I don’t think this sort of prolonged time-capsule is commonly possible with the current state of Internet culture. A paradoxic statement, one might say, considering the hyper-social, over-sharing culture of the 2010s: now that we’re sharing more information than ever, why wouldn’t we be able to form a similar picture of an individual? My humble opinion: we’ve lost the sharing of the deeply personal things that make us human.

Look at today’s platforms: primarily, Twitter, Instagram, and other “microblogging”3 services. Such platforms emphasize brevity in text and mass-sharing of content: more analogous to a newsfeed than a personal journal. Lucrative and addictive. In their mass-media-like emphasis of sharing everything, these platforms tend to lose the more meaningful content not meant to be plastered across everyone’s front pages. Viewing of content becomes less intentional, so the nature of such content becomes less personal and much more spur-of-the-moment. Each user’s page is much closer to a public front, displaying (especially in the case of Instagram) a curated facade of some user’s public image, rather than the more introspective bits that reveal who someone really is.

That’s why I want to keep this site around. While I can never quite capture the unique aspects of early-2000s personal Internet pages, I find myself using this page for a similar purpose. Sure, I treat it as much more public than a completely private journal, and even if I wanted private or friends-only posts, I couldn’t do that: the source for this page is in Git, after all! Still, at least at the time of writing, I think I’m sitting in that Goldilocks zone between personal introspection and public, interpersonal communication. (Especially if we get a couple points of reply in the comments.)4

Indeed, I do think that the spirit of these pages live on today.
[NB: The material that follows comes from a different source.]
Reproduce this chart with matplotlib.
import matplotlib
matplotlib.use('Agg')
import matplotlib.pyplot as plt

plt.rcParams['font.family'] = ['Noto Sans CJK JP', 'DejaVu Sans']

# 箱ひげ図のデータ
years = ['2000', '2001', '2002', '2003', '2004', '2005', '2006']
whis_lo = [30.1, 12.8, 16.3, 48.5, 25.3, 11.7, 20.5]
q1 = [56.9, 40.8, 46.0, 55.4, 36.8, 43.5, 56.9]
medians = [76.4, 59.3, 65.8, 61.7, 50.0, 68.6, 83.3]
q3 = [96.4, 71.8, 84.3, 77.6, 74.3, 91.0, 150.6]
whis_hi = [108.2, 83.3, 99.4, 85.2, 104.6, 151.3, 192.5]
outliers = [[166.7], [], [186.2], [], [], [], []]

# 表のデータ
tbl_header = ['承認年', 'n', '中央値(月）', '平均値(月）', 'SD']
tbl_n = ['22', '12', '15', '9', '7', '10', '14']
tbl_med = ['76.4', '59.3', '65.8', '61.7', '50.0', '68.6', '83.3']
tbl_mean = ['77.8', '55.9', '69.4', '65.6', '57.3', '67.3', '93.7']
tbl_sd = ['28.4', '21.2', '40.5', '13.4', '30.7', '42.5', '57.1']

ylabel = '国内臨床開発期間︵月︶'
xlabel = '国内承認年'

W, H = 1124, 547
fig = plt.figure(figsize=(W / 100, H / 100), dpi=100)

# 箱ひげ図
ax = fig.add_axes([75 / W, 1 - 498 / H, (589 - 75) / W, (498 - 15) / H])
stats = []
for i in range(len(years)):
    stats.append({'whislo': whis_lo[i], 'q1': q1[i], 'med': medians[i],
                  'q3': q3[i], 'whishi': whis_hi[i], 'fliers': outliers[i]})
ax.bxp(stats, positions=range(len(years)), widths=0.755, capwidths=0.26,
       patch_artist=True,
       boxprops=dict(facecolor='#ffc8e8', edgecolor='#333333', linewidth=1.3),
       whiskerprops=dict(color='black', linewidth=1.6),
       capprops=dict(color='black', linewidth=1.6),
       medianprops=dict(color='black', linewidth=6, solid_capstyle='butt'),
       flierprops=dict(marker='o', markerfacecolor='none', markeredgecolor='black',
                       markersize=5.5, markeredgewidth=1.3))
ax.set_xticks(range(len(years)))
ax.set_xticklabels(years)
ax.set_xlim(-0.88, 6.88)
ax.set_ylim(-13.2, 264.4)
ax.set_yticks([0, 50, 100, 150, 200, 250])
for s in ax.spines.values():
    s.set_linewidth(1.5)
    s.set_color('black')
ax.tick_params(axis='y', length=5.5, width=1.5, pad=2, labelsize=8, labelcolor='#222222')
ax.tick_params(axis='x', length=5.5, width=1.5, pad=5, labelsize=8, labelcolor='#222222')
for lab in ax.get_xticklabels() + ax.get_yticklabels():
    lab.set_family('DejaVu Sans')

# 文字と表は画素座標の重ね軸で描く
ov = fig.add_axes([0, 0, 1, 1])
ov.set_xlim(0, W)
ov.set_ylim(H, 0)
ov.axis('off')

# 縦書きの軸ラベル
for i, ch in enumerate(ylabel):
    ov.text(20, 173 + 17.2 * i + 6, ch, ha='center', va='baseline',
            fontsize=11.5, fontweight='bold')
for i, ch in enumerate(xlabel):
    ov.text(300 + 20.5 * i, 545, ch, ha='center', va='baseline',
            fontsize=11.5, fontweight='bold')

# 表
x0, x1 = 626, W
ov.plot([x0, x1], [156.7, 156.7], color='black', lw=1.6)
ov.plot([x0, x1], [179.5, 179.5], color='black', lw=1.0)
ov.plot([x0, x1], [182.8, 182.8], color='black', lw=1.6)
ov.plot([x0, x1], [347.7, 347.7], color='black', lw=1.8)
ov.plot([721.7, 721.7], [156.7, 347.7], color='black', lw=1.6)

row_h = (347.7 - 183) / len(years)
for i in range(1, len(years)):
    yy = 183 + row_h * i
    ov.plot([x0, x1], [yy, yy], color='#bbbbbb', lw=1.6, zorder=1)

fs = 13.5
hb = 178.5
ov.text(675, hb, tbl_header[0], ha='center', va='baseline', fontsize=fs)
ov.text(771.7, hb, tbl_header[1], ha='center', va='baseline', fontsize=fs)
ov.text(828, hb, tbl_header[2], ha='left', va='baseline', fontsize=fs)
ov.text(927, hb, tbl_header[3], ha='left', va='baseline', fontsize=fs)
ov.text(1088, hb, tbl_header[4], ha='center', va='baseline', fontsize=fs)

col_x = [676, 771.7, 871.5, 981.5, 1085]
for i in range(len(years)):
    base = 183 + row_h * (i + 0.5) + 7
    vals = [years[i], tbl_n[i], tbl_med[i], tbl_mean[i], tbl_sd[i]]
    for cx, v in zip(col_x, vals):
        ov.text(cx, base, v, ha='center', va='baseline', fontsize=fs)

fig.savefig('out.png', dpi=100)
There will always be those who run their own websites and share personal things there. Tumblr, while quite feed-like in its design (and in some ways, still an absolute cesspool), provided enough of a long-form blog-like context that personal sharing and introspection was possible. (I’m reminded of my friend Danny, who did a lot of longer stuff on there before moving to Twitter.) And, of course, the humble mom blog: often monetized and beaten to death with the “influencer” trend or MLM products…but some of them still keep that beautiful old spirit alive in the purest way, just talking about life stories.

"It's 1 AM, can ya blame me for being lazy? :)"

I cheated…this is a crop of a years-old photo, but here’s that lil’ dragon. The crop duplicated a few pixels on the edge…not sure why. Curse you, imagemagick!

Before I sign off here, here’s a thought: I really wish I had the knowledge and will to start doing entries like this back when I was in high school. I used to have a Tumblr then (gasp), but I never quite used it for the sort of content I use my site for now. (That said, I did get started on my State of Affairs-type posts there…) I had some crazy fun memories during my years there - and some harder ones, of course…regardless, it would’ve been amazing to have such an archive to go back and look through, to remind myself of my mindset at the time. Who mattered most at the time? What was my mind always thinking about? What seemed like the latest world-ending problem?

A few time points in particular:

  • When I was doing that writing project, Islands of Origin (no link, it got buried in an RPNation rebuild)
  • When I was obsessed with my work with a project that went to the ISS
  • When a certain someone5 was infatuated with me…and things happened
  • When I realized the manipulative dynamic between said someone and I6
  • When cluelessly awkward me actually had a little crush of my own on a close friend7
  • When Olympia, my beloved guinea pig, passed8

…upon many more, probably. Such a moving time-capsule would be marvelous, allowing me to peruse my younger mind…or maybe that’s just my nostalgic side talking.9 :)


Mmm, this was a rambly one. Thoughts? Feel free to comment below.

  1. I’m hesitant with spiritual assumption due to the many issues of the “God of the gaps” fallacy, but I’m confident beyond a reasonable doubt that God was/is at work here. That said, I should really write about my spirituality sometime - for my own benefit, as well. 

  2. I really do need to remember how Ash set up the emoji Liquid template on here…can’t be bothered at the moment. Also, congrats to anyone who names the musical reference! 

  3. Gah, what an outdated-sounding term. 

  4. This also makes me think hard about what I use certain services for. I think I’ve settled on this, for now: Discord/XMPP as a platform for real-time conversations, Mastodon as a platform for in-the-moment short-form content (much better than Twitter, with it’s overly-public style), and my homepage as a place for more creative or introspective long-form stuff. And pictures. And who knows, maybe more! 

  5. Who shall remain nameless out of respect. 

  6. Interestingly, I’ve intentionally avoided this topic in the past. I think it’s about time I stop that: while I do not intend to bad-mouth people or build up discussion around their flaws and failings, I also intend to make this page a place of personal honesty, and I can’t do that if I keep dancing around sensitive topics. There’s an exteremely minute chance the certain someone might find this page, which would be interesting: there are things she is not entirely aware of. I’m willing to risk that chance of personal tension with an old acquaintance, though, in favor of greater honesty with myself and those I’m truly close with who read my ramblings. 

  7. Who shall remain nameless because…well, we’re friends, and there’s a very real chance she might stumble across this :) (If you know who you are…well, this is awkward :) Want to grab lunch sometime?) 

  8. To assure all the piggy-lovers out there: no, she wasn’t alone, she had a wonderfully social life in a small herd of 5 pigs. 

  9. Though…am I really nostalgic for all of those? Probably not the right adjective. Also, how on earth did we get to 9 footnotes?!